Wednesday, 29 September 2010

ACCG Third "Benefit Auction": A Coin to Watch


Lot 85 offered in the Third ACCG Benefit Auction is a pretty awful off-centre provincial coin of Antoninus Pius (A.D. 138-161) minted in Antioch ad Orontem, or a contemporary imitation of one. According to the seller it has an "attractive dark desert-green and brown patina". . ...TI A A ANTΩ..., laureate head of Antoninus Pius right / S · C within laurel wreath with medallion at the top; in field, Є; below, eagle standing facing with wings displayed, head right McAlee -; cf. Butcher 319. Well, I can't see any "eagle" on this coin.

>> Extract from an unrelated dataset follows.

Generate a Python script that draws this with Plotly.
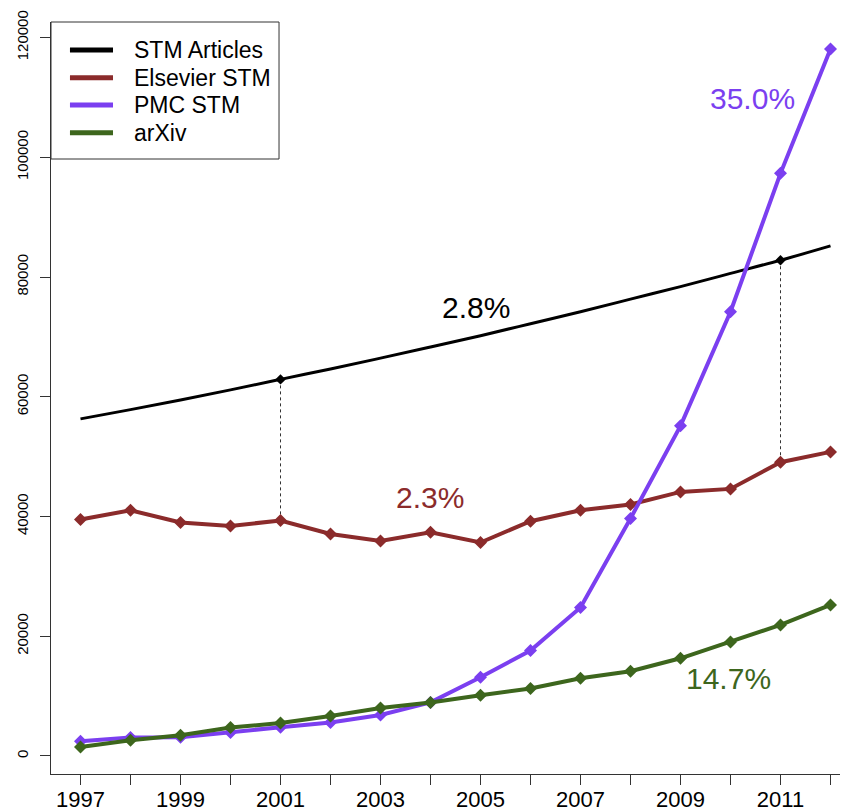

For the issue see coin dealer Beast Coins who has a range of them, some where you do not need imagination to see eagles where the epsilon is on this coin.

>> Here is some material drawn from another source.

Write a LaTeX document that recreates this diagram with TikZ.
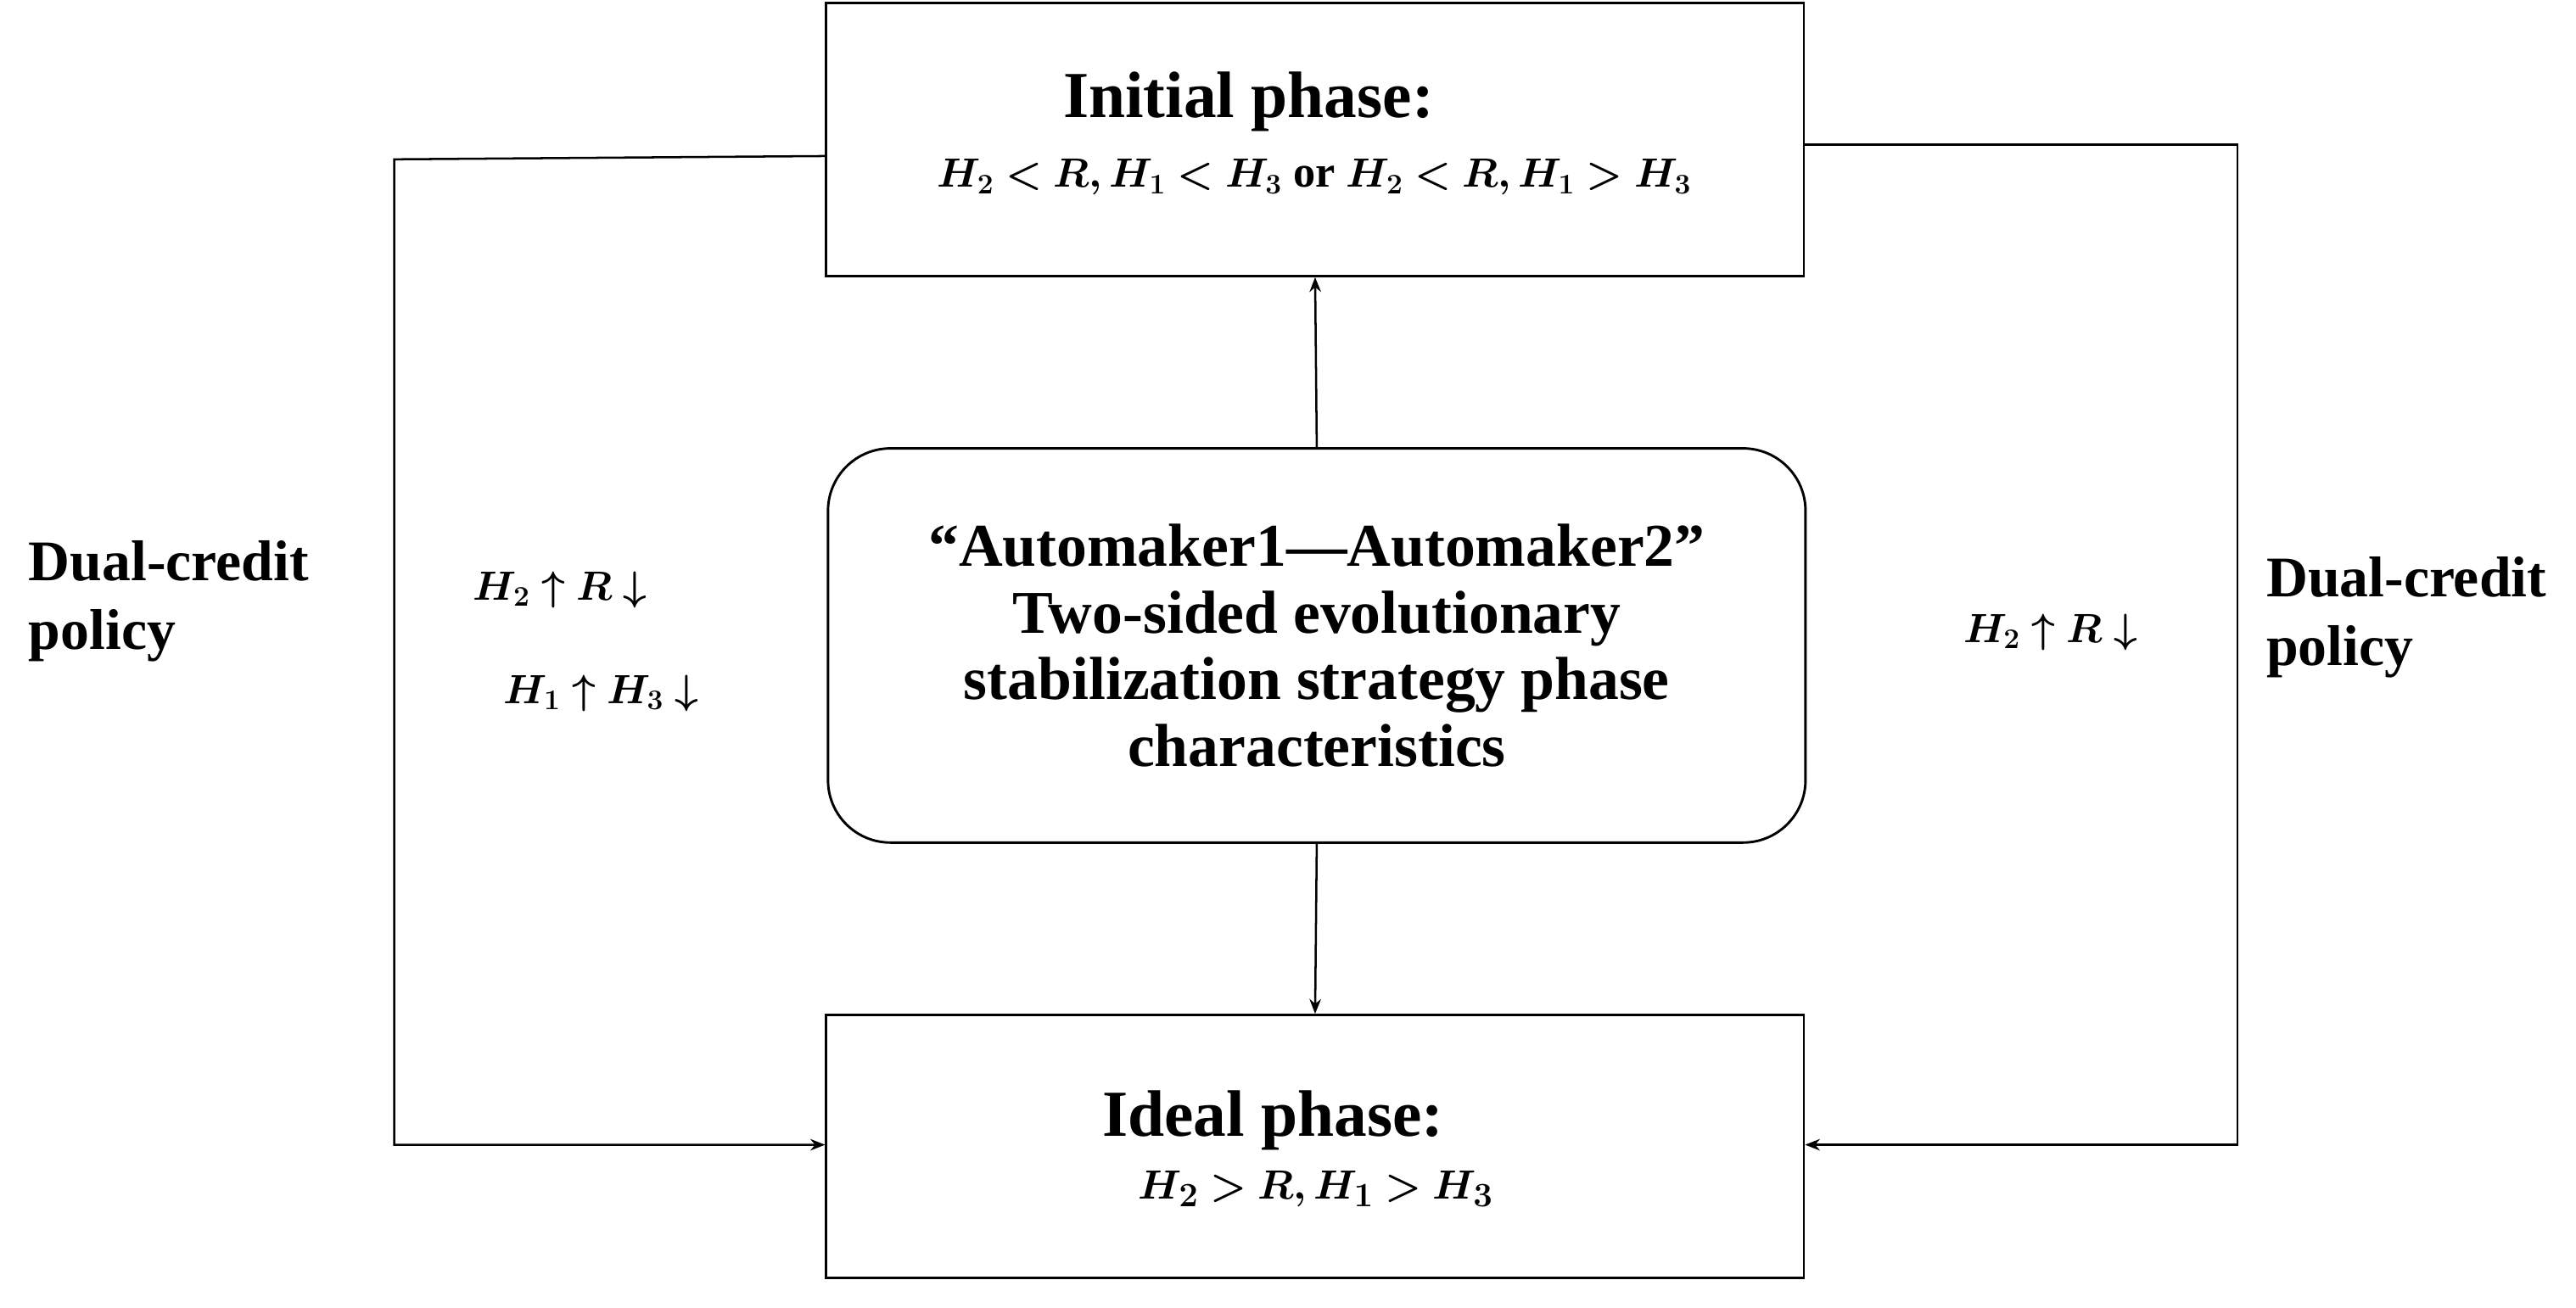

The "interest" of this otherwise unlovely piece of dugup metal is revealed by the seller - one Peter Thompa (sic) of Washington D.C. -
A note on the back of the collector's ticket that comes with this lot mentions that the coin was exhibited at the CPAC hearing on Italy that took place on 8 September 2005. If for no other reason than this, this coin should command a strong bid as it is a piece of historical memorabilia in the fight to protect collector rights!

So the object has some kind of accompanying documentation and collecting history. It was presented to make some point or another at a meeting about controlling illegal exports from source countries. It is inconceivable that an illegally imported object would be presented to the committee in such circumstances and its owner would be able to demonstrate its wholly legitimate origins if challenged. Presumably then its own provenance is impeccable. The auction description does not say so, but can we assume that this ex-CPAC object comes accompanied by full documentation of legitimate provenance? Mr Tompa, can you be more transparent about where this coin came from and how its new owner can be sure that it was not originally illegally obtained?

UPDATE: it failed to reach the $75 estimate, it went for $46 dollars.

Photo: A coin presented at a meeting in the US State Department presumably with impeccable credentials, now being sold in support of the ACCG's no-questions-asked trade policies (Photo: ACCG).